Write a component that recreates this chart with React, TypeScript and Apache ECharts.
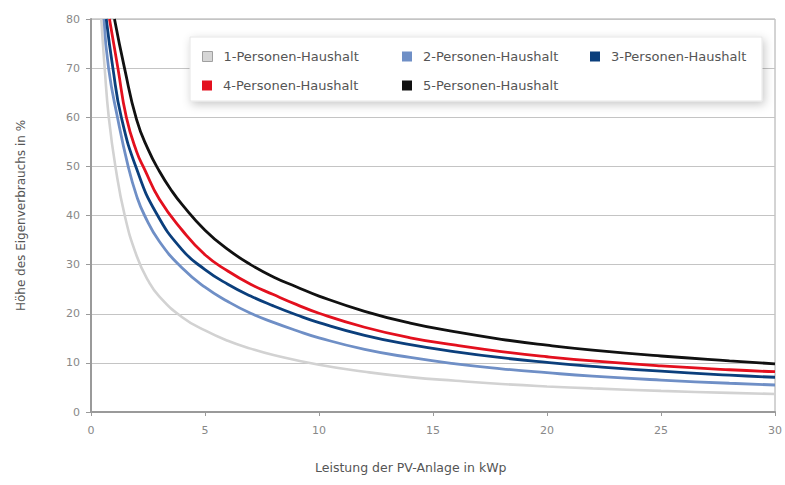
import React, { useEffect, useRef } from "react";
import * as echarts from "echarts";

const seriesNames = [
  "1-Personen-Haushalt",
  "2-Personen-Haushalt",
  "3-Personen-Haushalt",
  "4-Personen-Haushalt",
  "5-Personen-Haushalt",
];

const seriesColors = ["#d2d2d2", "#6f8fc6", "#0b3f7c", "#e3101e", "#111111"];

// [kWp, %] readings per household size
const onePerson = [
  [0.45, 80], [0.6, 70], [0.78, 60], [1.07, 50], [1.48, 40], [2, 31.8], [2.5, 26.8], [3, 23.5],
  [4, 19.3], [5, 16.6], [6, 14.5], [7, 12.9], [8, 11.6], [10, 9.6], [12, 8.2], [14, 7.1],
  [16, 6.35], [18, 5.7], [20, 5.2], [22, 4.8], [25, 4.3], [28, 3.9], [30, 3.67],
];
const twoPersons = [
  [0.57, 80], [0.77, 70], [1.16, 60], [1.63, 50], [2, 44], [2.35, 40], [3, 34.7], [4, 29.3],
  [5, 25.4], [6, 22.5], [7, 20.1], [8, 18.25], [9, 16.6], [10, 15.1], [12, 12.75], [14, 11.1],
  [16, 9.8], [18, 8.8], [20, 8.0], [22, 7.3], [25, 6.5], [28, 5.85], [30, 5.5],
];
const threePersons = [
  [0.67, 80], [0.96, 70], [1.33, 60], [2, 49.5], [2.86, 40.5], [4, 33], [5, 29], [6, 26],
  [7, 23.6], [8, 21.6], [9, 19.8], [10, 18.2], [12, 15.6], [14, 13.7], [16, 12.25], [18, 11.05],
  [20, 10.1], [22, 9.3], [25, 8.3], [28, 7.5], [30, 7.07],
];
const fourPersons = [
  [0.81, 80], [1.18, 70], [1.55, 60], [2, 53], [2.35, 49.4], [3, 43.3], [4, 37], [5, 32],
  [6, 28.7], [7, 26], [8, 23.9], [9, 21.9], [10, 20.1], [12, 17.25], [14, 15.1], [16, 13.6],
  [18, 12.3], [20, 11.25], [22, 10.4], [25, 9.4], [28, 8.6], [30, 8.2],
];
const fivePersons = [
  [1.03, 80], [1.47, 70], [2, 59.5], [2.5, 53.5], [3, 49], [3.5, 45.3], [4, 42.2], [5, 37],
  [6, 33.1], [7, 30], [8, 27.5], [9, 25.5], [10, 23.6], [12, 20.5], [14, 18.1], [16, 16.3],
  [18, 14.8], [20, 13.6], [22, 12.6], [25, 11.4], [28, 10.4], [30, 9.8],
];

const seriesData = [onePerson, twoPersons, threePersons, fourPersons, fivePersons];

const xAxisName = "Leistung der PV-Anlage in kWp";
const yAxisName = "Höhe des Eigenverbrauchs in %";

const FONT = "DejaVu Sans";

// legend grid placement (column left edge, row top) for each household entry
const legendSlots = [
  [202, 50],
  [402, 50],
  [590, 50],
  [202, 79],
  [402, 79],
];

export default function App() {
  const ref = useRef<HTMLDivElement>(null);

  useEffect(() => {
    if (!ref.current) return;
    const chart = echarts.init(ref.current, undefined, { renderer: "svg" });

    const legends = seriesNames.map((n, i) => ({
      z: 10,
      left: legendSlots[i][0],
      top: legendSlots[i][1],
      padding: 0,
      itemWidth: 10,
      itemHeight: 10,
      icon: "rect",
      textStyle: {
        fontFamily: FONT,
        fontSize: 13,
        color: "#555555",
        padding: [0, 0, 0, 6],
      },
      data: [
        {
          name: n,
          icon: "rect",
          itemStyle:
            i === 0
              ? { color: "#d6d6d6", borderColor: "#a0a0a0", borderWidth: 1 }
              : { color: seriesColors[i], borderWidth: 0 },
        },
      ],
    }));

    const option: any = {
      animation: false,
      backgroundColor: "#ffffff",
      grid: {
        left: 91,
        right: 5,
        top: 19,
        bottom: 73,
        containLabel: false,
        show: true,
        borderColor: "#a8a8a8",
        borderWidth: 1,
      },
      graphic: [
        {
          type: "rect",
          z: 3,
          shape: { x: 190, y: 37, width: 572, height: 64 },
          style: {
            fill: "#ffffff",
            stroke: "#e6e6e6",
            lineWidth: 1,
            shadowBlur: 10,
            shadowColor: "rgba(0,0,0,0.22)",
            shadowOffsetX: 2,
            shadowOffsetY: 3,
          },
        },
        {
          type: "text",
          z: 3,
          left: 315,
          top: 461,
          style: {
            text: xAxisName,
            fill: "#555555",
            font: `12.5px "${FONT}"`,
          },
        },
      ],
      legend: legends,
      xAxis: {
        type: "value",
        min: 0,
        max: 30,
        interval: 5,
        axisLine: { show: true, onZero: false, lineStyle: { color: "#9a9a9a", width: 2 } },
        axisTick: { show: true, length: 4, lineStyle: { color: "#9a9a9a" } },
        axisLabel: { margin: 13, fontFamily: FONT, fontSize: 11, color: "#888888" },
        splitLine: { show: false },
      },
      yAxis: {
        type: "value",
        min: 0,
        max: 80,
        interval: 10,
        name: yAxisName,
        nameLocation: "middle",
        nameGap: 64,
        nameRotate: 90,
        nameTextStyle: { fontFamily: FONT, fontSize: 12, color: "#555555" },
        axisLine: { show: true, lineStyle: { color: "#9a9a9a", width: 2 } },
        axisTick: { show: true, length: 5, lineStyle: { color: "#9a9a9a" } },
        axisLabel: { margin: 11, fontFamily: FONT, fontSize: 11, color: "#888888" },
        splitLine: { show: true, lineStyle: { color: "#c4c4c4", width: 1 } },
      },
      series: seriesNames.map((n, i) => ({
        name: n,
        type: "line",
        data: seriesData[i],
        showSymbol: false,
        symbol: "none",
        smooth: 0.5,
        clip: true,
        z: 2 + i * 0.01,
        lineStyle: { color: seriesColors[i], width: i === 0 ? 2.6 : 2.8 },
        itemStyle: { color: seriesColors[i] },
      })),
    };

    chart.setOption(option);
    return () => chart.dispose();
  }, []);

  return (
    <div
      ref={ref}
      style={{ position: "absolute", left: 0, top: 0, width: 785, height: 485 }}
    />
  );
}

####

_TO BE DONE_: Do not include the images; transcribe the rest of the listing exactly.

_ANSWER TO THE TASK_:
Write a component that recreates this chart with React, TypeScript and Apache ECharts.
import React, { useEffect, useRef } from "react";
import * as echarts from "echarts";

const seriesNames = [
  "1-Personen-Haushalt",
  "2-Personen-Haushalt",
  "3-Personen-Haushalt",
  "4-Personen-Haushalt",
  "5-Personen-Haushalt",
];

const seriesColors = ["#d2d2d2", "#6f8fc6", "#0b3f7c", "#e3101e", "#111111"];

// [kWp, %] readings per household size
const onePerson = [
  [0.45, 80], [0.6, 70], [0.78, 60], [1.07, 50], [1.48, 40], [2, 31.8], [2.5, 26.8], [3, 23.5],
  [4, 19.3], [5, 16.6], [6, 14.5], [7, 12.9], [8, 11.6], [10, 9.6], [12, 8.2], [14, 7.1],
  [16, 6.35], [18, 5.7], [20, 5.2], [22, 4.8], [25, 4.3], [28, 3.9], [30, 3.67],
];
const twoPersons = [
  [0.57, 80], [0.77, 70], [1.16, 60], [1.63, 50], [2, 44], [2.35, 40], [3, 34.7], [4, 29.3],
  [5, 25.4], [6, 22.5], [7, 20.1], [8, 18.25], [9, 16.6], [10, 15.1], [12, 12.75], [14, 11.1],
  [16, 9.8], [18, 8.8], [20, 8.0], [22, 7.3], [25, 6.5], [28, 5.85], [30, 5.5],
];
const threePersons = [
  [0.67, 80], [0.96, 70], [1.33, 60], [2, 49.5], [2.86, 40.5], [4, 33], [5, 29], [6, 26],
  [7, 23.6], [8, 21.6], [9, 19.8], [10, 18.2], [12, 15.6], [14, 13.7], [16, 12.25], [18, 11.05],
  [20, 10.1], [22, 9.3], [25, 8.3], [28, 7.5], [30, 7.07],
];
const fourPersons = [
  [0.81, 80], [1.18, 70], [1.55, 60], [2, 53], [2.35, 49.4], [3, 43.3], [4, 37], [5, 32],
  [6, 28.7], [7, 26], [8, 23.9], [9, 21.9], [10, 20.1], [12, 17.25], [14, 15.1], [16, 13.6],
  [18, 12.3], [20, 11.25], [22, 10.4], [25, 9.4], [28, 8.6], [30, 8.2],
];
const fivePersons = [
  [1.03, 80], [1.47, 70], [2, 59.5], [2.5, 53.5], [3, 49], [3.5, 45.3], [4, 42.2], [5, 37],
  [6, 33.1], [7, 30], [8, 27.5], [9, 25.5], [10, 23.6], [12, 20.5], [14, 18.1], [16, 16.3],
  [18, 14.8], [20, 13.6], [22, 12.6], [25, 11.4], [28, 10.4], [30, 9.8],
];

const seriesData = [onePerson, twoPersons, threePersons, fourPersons, fivePersons];

const xAxisName = "Leistung der PV-Anlage in kWp";
const yAxisName = "Höhe des Eigenverbrauchs in %";

const FONT = "DejaVu Sans";

// legend grid placement (column left edge, row top) for each household entry
const legendSlots = [
  [202, 50],
  [402, 50],
  [590, 50],
  [202, 79],
  [402, 79],
];

export default function App() {
  const ref = useRef<HTMLDivElement>(null);

  useEffect(() => {
    if (!ref.current) return;
    const chart = echarts.init(ref.current, undefined, { renderer: "svg" });

    const legends = seriesNames.map((n, i) => ({
      z: 10,
      left: legendSlots[i][0],
      top: legendSlots[i][1],
      padding: 0,
      itemWidth: 10,
      itemHeight: 10,
      icon: "rect",
      textStyle: {
        fontFamily: FONT,
        fontSize: 13,
        color: "#555555",
        padding: [0, 0, 0, 6],
      },
      data: [
        {
          name: n,
          icon: "rect",
          itemStyle:
            i === 0
              ? { color: "#d6d6d6", borderColor: "#a0a0a0", borderWidth: 1 }
              : { color: seriesColors[i], borderWidth: 0 },
        },
      ],
    }));

    const option: any = {
      animation: false,
      backgroundColor: "#ffffff",
      grid: {
        left: 91,
        right: 5,
        top: 19,
        bottom: 73,
        containLabel: false,
        show: true,
        borderColor: "#a8a8a8",
        borderWidth: 1,
      },
      graphic: [
        {
          type: "rect",
          z: 3,
          shape: { x: 190, y: 37, width: 572, height: 64 },
          style: {
            fill: "#ffffff",
            stroke: "#e6e6e6",
            lineWidth: 1,
            shadowBlur: 10,
            shadowColor: "rgba(0,0,0,0.22)",
            shadowOffsetX: 2,
            shadowOffsetY: 3,
          },
        },
        {
          type: "text",
          z: 3,
          left: 315,
          top: 461,
          style: {
            text: xAxisName,
            fill: "#555555",
            font: `12.5px "${FONT}"`,
          },
        },
      ],
      legend: legends,
      xAxis: {
        type: "value",
        min: 0,
        max: 30,
        interval: 5,
        axisLine: { show: true, onZero: false, lineStyle: { color: "#9a9a9a", width: 2 } },
        axisTick: { show: true, length: 4, lineStyle: { color: "#9a9a9a" } },
        axisLabel: { margin: 13, fontFamily: FONT, fontSize: 11, color: "#888888" },
        splitLine: { show: false },
      },
      yAxis: {
        type: "value",
        min: 0,
        max: 80,
        interval: 10,
        name: yAxisName,
        nameLocation: "middle",
        nameGap: 64,
        nameRotate: 90,
        nameTextStyle: { fontFamily: FONT, fontSize: 12, color: "#555555" },
        axisLine: { show: true, lineStyle: { color: "#9a9a9a", width: 2 } },
        axisTick: { show: true, length: 5, lineStyle: { color: "#9a9a9a" } },
        axisLabel: { margin: 11, fontFamily: FONT, fontSize: 11, color: "#888888" },
        splitLine: { show: true, lineStyle: { color: "#c4c4c4", width: 1 } },
      },
      series: seriesNames.map((n, i) => ({
        name: n,
        type: "line",
        data: seriesData[i],
        showSymbol: false,
        symbol: "none",
        smooth: 0.5,
        clip: true,
        z: 2 + i * 0.01,
        lineStyle: { color: seriesColors[i], width: i === 0 ? 2.6 : 2.8 },
        itemStyle: { color: seriesColors[i] },
      })),
    };

    chart.setOption(option);
    return () => chart.dispose();
  }, []);

  return (
    <div
      ref={ref}
      style={{ position: "absolute", left: 0, top: 0, width: 785, height: 485 }}
    />
  );
}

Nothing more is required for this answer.